# Oven Flame Out gas cut off



## tbh (Apr 11, 2015)

I just learned (rather harshly) that the average/typical new oven here may not have a flameout gas cut off device. That is the gizmo that turns off the gas when it senses the flame has gone out unexpectedly, and it then turns off the flow of gas. It's also known as an FSD, a Flame Supervision Device.

I have a new Mabe range , model number XOC8076C, and I would like to explore having a thermocouple (or something) retrofit onto it. I know there are several mechanisms but I have no information about how people who have them like them. Also, I'm wondering about cost.

Does anyone have information or experience about this? 

I love my daily bread but gas has its down side. 

Thanks.


----------



## Zorro2017 (Jan 9, 2017)

Mabe ranges have a number usually inside of the oven door that will be your model number. The main Mabe center is I believe in Monterrey and they do have a website including service. I'm afraid you won't find a flameout gas cut off device but you can try this website....

https://serviplus.com.mx/servicio/

A very old discussion about the temperatures can be found here..

Mexican Ovens - La Cocina - Chapala.com Webboard

Living in Vallarta you should be able to find a local repairman who can help.


----------



## Isla Verde (Oct 19, 2011)

Zorro2017 said:


> Living in Vallarta you should be able to find a local repairman who can help.


Mexican repairmen are good at fixing almost everything, sometimes with just some chewing gum and and a rubber band!


----------



## tbh (Apr 11, 2015)

That is encouraging but in this case they would really need to know what they are doing. 

From listening and reading, here and elsewhere, it seems that most Mexicans don't use their ovens, if they have one. When I asked the handyman/repairman here where I live whether it was standard for newer stoves/ovens to have this device his look suggested ... "Why? Of course not!". Maybe I should give him and the administrator a taste of some decent bread, kuchen, or rolls. (Just found some molasses and gluten for whole grain -- still looking for rye flour)

Serviceplus didn't seem to have anything. The older link to the Chapala forum pretty well spelled out the situation.

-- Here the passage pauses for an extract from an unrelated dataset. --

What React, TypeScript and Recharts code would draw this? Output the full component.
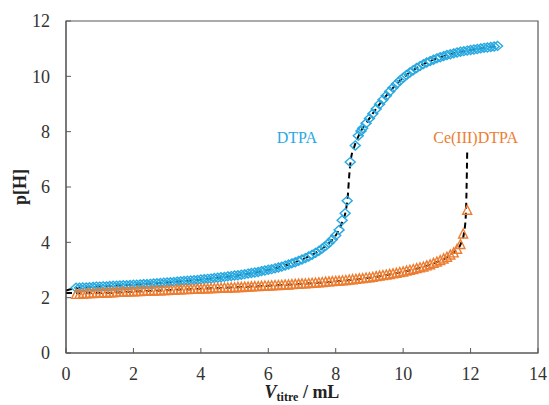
import React from "react";
import {
  ComposedChart,
  Line,
  Scatter,
  XAxis,
  YAxis,
  ReferenceArea,
  ReferenceDot,
} from "recharts";

// experimental points, DTPA (blue diamonds)
const dtpaVol = [
  0.3, 0.4, 0.5, 0.6, 0.7, 0.8, 0.9, 1.0, 1.1, 1.2, 1.3, 1.4, 1.5, 1.6, 1.7,
  1.8, 1.9, 2.0, 2.1, 2.2, 2.3, 2.4, 2.5, 2.6, 2.7, 2.8, 2.9, 3.0, 3.1, 3.2,
  3.3, 3.4, 3.5, 3.6, 3.7, 3.8, 3.9, 4.0, 4.1, 4.2, 4.3, 4.4, 4.5, 4.6, 4.7,
  4.8, 4.9, 5.0, 5.1, 5.2, 5.3, 5.4, 5.5, 5.6, 5.7, 5.8, 5.9, 6.0, 6.1, 6.2,
  6.3, 6.4, 6.5, 6.6, 6.7, 6.8, 6.9, 7.0, 7.1, 7.2, 7.3, 7.4, 7.5, 7.6, 7.7,
  7.8, 7.9, 8.0, 8.1, 8.19, 8.28, 8.34, 8.43, 8.58, 8.67, 8.75, 8.8, 8.9, 9.0,
  9.1, 9.2, 9.3, 9.4, 9.5, 9.6, 9.7, 9.8, 9.9, 10.0, 10.1, 10.2, 10.3, 10.4,
  10.5, 10.6, 10.7, 10.8, 10.9, 11.0, 11.1, 11.2, 11.3, 11.4, 11.5, 11.6,
  11.7, 11.8, 11.9, 12.0, 12.1, 12.2, 12.3, 12.4, 12.5, 12.6, 12.7, 12.8,
];
const dtpaPH = [
  2.36, 2.36, 2.37, 2.37, 2.38, 2.39, 2.4, 2.4, 2.41, 2.41, 2.42, 2.43, 2.43,
  2.44, 2.45, 2.45, 2.46, 2.47, 2.47, 2.48, 2.49, 2.49, 2.5, 2.51, 2.52, 2.53,
  2.54, 2.55, 2.56, 2.57, 2.58, 2.59, 2.6, 2.61, 2.62, 2.63, 2.64, 2.66, 2.67,
  2.68, 2.69, 2.71, 2.72, 2.74, 2.75, 2.77, 2.78, 2.8, 2.81, 2.83, 2.85, 2.87,
  2.89, 2.91, 2.93, 2.96, 2.98, 3.01, 3.03, 3.06, 3.09, 3.12, 3.16, 3.2, 3.24,
  3.28, 3.33, 3.38, 3.43, 3.49, 3.55, 3.62, 3.69, 3.78, 3.87, 3.98, 4.1, 4.25,
  4.45, 4.8, 5.05, 5.5, 6.9, 7.5, 7.85, 8.02, 8.12, 8.3, 8.48, 8.65, 8.82,
  8.99, 9.15, 9.3, 9.45, 9.59, 9.72, 9.84, 9.95, 10.05, 10.14, 10.22, 10.3,
  10.37, 10.44, 10.5, 10.55, 10.6, 10.65, 10.69, 10.73, 10.77, 10.8, 10.83,
  10.86, 10.89, 10.91, 10.93, 10.95, 10.97, 10.99, 11.01, 11.03, 11.04, 11.06,
  11.08, 11.1,
];

// experimental points, Ce(III)DTPA (orange triangles)
const ceVol = [
  0.3, 0.4, 0.5, 0.6, 0.7, 0.8, 0.9, 1.0, 1.1, 1.2, 1.3, 1.4, 1.5, 1.6, 1.7,
  1.8, 1.9, 2.0, 2.1, 2.2, 2.3, 2.4, 2.5, 2.6, 2.7, 2.8, 2.9, 3.0, 3.1, 3.2,
  3.3, 3.4, 3.5, 3.6, 3.7, 3.8, 3.9, 4.0, 4.1, 4.2, 4.3, 4.4, 4.5, 4.6, 4.7,
  4.8, 4.9, 5.0, 5.1, 5.2, 5.3, 5.4, 5.5, 5.6, 5.7, 5.8, 5.9, 6.0, 6.1, 6.2,
  6.3, 6.4, 6.5, 6.6, 6.7, 6.8, 6.9, 7.0, 7.1, 7.2, 7.3, 7.4, 7.5, 7.6, 7.7,
  7.8, 7.9, 8.0, 8.1, 8.2, 8.3, 8.4, 8.5, 8.6, 8.7, 8.8, 8.9, 9.0, 9.1, 9.2,
  9.3, 9.4, 9.5, 9.6, 9.7, 9.8, 9.9, 10.0, 10.1, 10.2, 10.3, 10.4, 10.5, 10.6,
  10.7, 10.8, 10.9, 11.0, 11.1, 11.2, 11.3, 11.4, 11.5, 11.6, 11.7, 11.78,
  11.9,
];
const cePH = [
  2.12, 2.12, 2.13, 2.14, 2.15, 2.15, 2.16, 2.16, 2.17, 2.17, 2.18, 2.18, 2.19,
  2.19, 2.2, 2.2, 2.21, 2.21, 2.22, 2.22, 2.23, 2.23, 2.24, 2.24, 2.25, 2.25,
  2.26, 2.26, 2.27, 2.27, 2.28, 2.28, 2.29, 2.29, 2.3, 2.3, 2.31, 2.31, 2.32,
  2.32, 2.33, 2.33, 2.34, 2.34, 2.35, 2.35, 2.36, 2.36, 2.37, 2.37, 2.38, 2.38,
  2.39, 2.4, 2.4, 2.41, 2.42, 2.42, 2.43, 2.44, 2.44, 2.45, 2.46, 2.46, 2.47,
  2.48, 2.49, 2.5, 2.5, 2.51, 2.52, 2.53, 2.54, 2.55, 2.56, 2.57, 2.58, 2.59,
  2.6, 2.61, 2.62, 2.64, 2.65, 2.66, 2.68, 2.69, 2.71, 2.72, 2.74, 2.76, 2.78,
  2.8, 2.82, 2.84, 2.86, 2.88, 2.91, 2.93, 2.96, 2.99, 3.02, 3.05, 3.08, 3.11,
  3.15, 3.19, 3.24, 3.29, 3.34, 3.4, 3.46, 3.54, 3.62, 3.75, 3.92, 4.3, 5.16,
];

// model curves (black dashed)
const dtpaFitVol = [
  0, 0.3, 1, 2, 3, 4, 5, 6, 6.5, 7, 7.5, 7.8, 8.0, 8.2, 8.3, 8.36, 8.4, 8.45,
  8.55, 8.7, 9.0, 9.5, 10, 10.5, 11, 11.5, 12, 12.8,
];
const dtpaFitPH = [
  2.26, 2.34, 2.4, 2.47, 2.55, 2.65, 2.79, 3.0, 3.16, 3.38, 3.69, 3.97, 4.25,
  4.75, 5.15, 5.7, 6.4, 7.0, 7.45, 7.9, 8.48, 9.3, 9.95, 10.37, 10.65, 10.83,
  10.95, 11.1,
];
const ceFitVol = [
  0, 1, 2, 3, 4, 5, 6, 7, 8, 9, 10, 10.5, 11, 11.3, 11.5, 11.7, 11.8, 11.86,
  11.9,
];
const ceFitPH = [
  2.17, 2.17, 2.22, 2.27, 2.32, 2.37, 2.43, 2.5, 2.59, 2.72, 2.93, 3.08, 3.29,
  3.46, 3.64, 3.92, 4.3, 5.0, 7.26,
];

const xTicks = [0, 2, 4, 6, 8, 10, 12, 14];
const yTicks = [0, 2, 4, 6, 8, 10, 12];

const BLUE = "#27A9E1";
const ORANGE = "#ED7D31";
const AXIS = "#595959";
const FONT = "Liberation Serif, Times New Roman, serif";

const zip = (xs: number[], ys: number[]) =>
  xs.map((x, i) => ({ x, y: ys[i] }));

const dtpaData = zip(dtpaVol, dtpaPH);
const ceData = zip(ceVol, cePH);
const dtpaFit = zip(dtpaFitVol, dtpaFitPH);
const ceFit = zip(ceFitVol, ceFitPH);

const Diamond = (p: any) => {
  const { cx, cy } = p;
  return (
    <path
      d={`M${cx},${cy - 4.5} L${cx + 5},${cy} L${cx},${cy + 4.5} L${cx - 5},${cy} Z`}
      fill="none"
      stroke={BLUE}
      strokeWidth={1.4}
    />
  );
};

const Triangle = (p: any) => {
  const { cx, cy } = p;
  return (
    <path
      d={`M${cx},${cy - 5} L${cx + 4.5},${cy + 4} L${cx - 4.5},${cy + 4} Z`}
      fill="none"
      stroke={ORANGE}
      strokeWidth={1.4}
    />
  );
};

const YTick = (p: any) => {
  const { x, y, payload } = p;
  return (
    <g>
      <line x1={x + 16} x2={x + 21} y1={y} y2={y} stroke={AXIS} />
      <text
        x={x}
        y={y}
        dy="0.35em"
        textAnchor="end"
        fill="#333"
        fontSize={18}
        style={{ fontFamily: FONT }}
      >
        {payload.value}
      </text>
    </g>
  );
};

const XTick = (p: any) => {
  const { x, y, payload } = p;
  return (
    <g>
      <line x1={x} x2={x} y1={y - 14} y2={y - 19} stroke={AXIS} />
      <text
        x={x}
        y={y}
        dy="0.71em"
        textAnchor="middle"
        fill="#333"
        fontSize={18}
        style={{ fontFamily: FONT }}
      >
        {payload.value}
      </text>
    </g>
  );
};

const YLabel = (p: any) => {
  const { viewBox } = p;
  const cx = viewBox.x + 20;
  const cy = viewBox.y + viewBox.height / 2;
  return (
    <text
      x={cx}
      y={cy}
      transform={`rotate(-90, ${cx}, ${cy})`}
      textAnchor="middle"
      dy="0.35em"
      fontWeight="bold"
      fontSize={18}
      fill="#222"
      style={{ fontFamily: FONT }}
    >
      p[H]
    </text>
  );
};

const XLabel = (p: any) => {
  const { viewBox } = p;
  const cx = viewBox.x + viewBox.width / 2;
  const by = viewBox.y + 45;
  return (
    <text
      x={cx}
      y={by}
      textAnchor="middle"
      fontWeight="bold"
      fontSize={18}
      fill="#222"
      style={{ fontFamily: FONT }}
    >
      <tspan fontStyle="italic">V</tspan>
      <tspan fontSize={12} dy={3}>
        titre
      </tspan>
      <tspan dy={-3}> / mL</tspan>
    </text>
  );
};

const NoteLabel = (text: string, color: string) => (p: any) => {
  const { viewBox } = p;
  const cx = viewBox.x + (viewBox.width || 0) / 2;
  const cy = viewBox.y + (viewBox.height || 0) / 2;
  return (
    <text
      x={cx}
      y={cy}
      dy="0.35em"
      textAnchor="middle"
      fill={color}
      fontSize={16}
      style={{ fontFamily: FONT }}
    >
      {text}
    </text>
  );
};

export default function App() {
  return (
    <div style={{ position: "absolute", left: 0, top: 0 }}>
      <ComposedChart
        width={549}
        height={405}
        margin={{ top: 21, right: 11, bottom: 0, left: 0 }}
      >
        <XAxis
          type="number"
          dataKey="x"
          domain={[0, 14]}
          ticks={xTicks}
          allowDataOverflow
          stroke={AXIS}
          tickSize={0}
          tickMargin={14}
          tickLine={false}
          tick={<XTick />}
          height={52}
          label={<XLabel />}
        />
        <YAxis
          type="number"
          dataKey="y"
          domain={[0, 12]}
          ticks={yTicks}
          allowDataOverflow
          stroke={AXIS}
          tickSize={0}
          tickMargin={16}
          tickLine={false}
          tick={<YTick />}
          width={66}
          label={<YLabel />}
        />
        <ReferenceArea
          x1={0}
          x2={14}
          y1={0}
          y2={12}
          fill="none"
          stroke={AXIS}
          strokeWidth={1.2}
          ifOverflow="visible"
        />
        <Scatter
          data={dtpaData}
          dataKey="y"
          shape={<Diamond />}
          isAnimationActive={false}
        />
        <Scatter
          data={ceData}
          dataKey="y"
          shape={<Triangle />}
          isAnimationActive={false}
        />
        <Line
          data={dtpaFit}
          dataKey="y"
          type="monotone"
          stroke="#000"
          strokeWidth={2}
          strokeDasharray="6 4"
          dot={false}
          isAnimationActive={false}
        />
        <Line
          data={ceFit}
          dataKey="y"
          type="monotone"
          stroke="#000"
          strokeWidth={2}
          strokeDasharray="6 4"
          dot={false}
          isAnimationActive={false}
        />
        <ReferenceDot
          x={6.85}
          y={7.78}
          r={0}
          label={NoteLabel("DTPA", BLUE)}
        />
        <ReferenceDot
          x={12.15}
          y={7.78}
          r={0}
          label={NoteLabel("Ce(III)DTPA", ORANGE)}
        />
      </ComposedChart>
    </div>
  );
}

So, I will talk to the people here and perhaps at Tio Sam's to get a tip on whom to contact. I didn't get the stove from Tio Sam's but they might know what I need.

Thanks.


----------



## Zorro2017 (Jan 9, 2017)

Personally I think this is something you don't really need as most ovens here don't even have a thermostat, that is they don't raise and lower the flame to achieve the desired temperature but just maintain a steady flame or heat level. That is what the conversation was on the Chaplain forum. Is there a reason you are concerned about the flame going out? With a steady supply of gas this should not happen unless the oven is outside and subject to wind with the flame set very low. I think this is one example of overkill safety devices. I wouldn't be concerned about it. Welcome to the forum.


----------



## tbh (Apr 11, 2015)

I have a pretty good reason, I think.

Until my move to MX 2+ years ago I had had electric stoves for 20 years and loved them. Never liked the gas for many reasons including that it is very difficult to maintain a stovetop low flame without a diffuser. And here, particularly if the oven is on that problem is worse if I open the oven door. Plus, over the years we periodically heard about safety problems with gas. Still, all the condos in this building had new gas ranges/ovens. Without really thinking about it I had assumed that by now all new stove/ovens had the flame out device. 

On Saturday I turned on the oven and heard it start up, flame whoosh and all. I then checked it after ~5 minutes because it didn't seem to be heating. I opened the door, felt the room temp air, saw no flame confirming that the flame had gone out, and with no smell of gas it appeared that the gas flow had stopped. I closed the door and hit the spark button. Instantly it exploded! The door blew open, the burners and grates above them went airborne; everyone in the complex heard it. I had all the hair on the front of my calves singed but that was all. Pretty lucky, I'd say. The fact that I didn't smell any gas suggests that there was a relatively small amount of gas collected in the oven space but it surely made one hell of a noise and I was surprised that the stove held together. I'm sure the door opening and the blowing out of the burners kept it together. 

So, that's the short version.


----------



## Zorro2017 (Jan 9, 2017)

I've never heard of such a thing happening. Natural gas has mercaptan added to produce an odor, are you using propane? If so it still has an odor perhaps just not as much. I wish you luck finding the part you are looking for but chances are you are just going to chalk it up to experience and if this happens again let the oven air out before using the ignitor. There are many things that you simply won't find in Mexico or at least your particular area. I'd make sure to visually verify the flame from now on and if it happens again that the flame goes out see about returning or repairing your oven.


----------



## perropedorro (Mar 19, 2016)

Isla Verde said:


> Zorro2017 said:
> 
> 
> > Living in Vallarta you should be to find a local repairman who can help.
> ...


 True. They're far better at improvising when the exact replacement part is unavailable or exorbitant. Home appliances aren't disposable in Mexico because repair guys will fix it for less than a new one will cost-- and they don't charge 100 for a house call just to have a look. I also love that they seem far less likely to suggest unnecessary work-- and even if you do get a crooked one, he'll cheat you for a lot less than in the U.S.


----------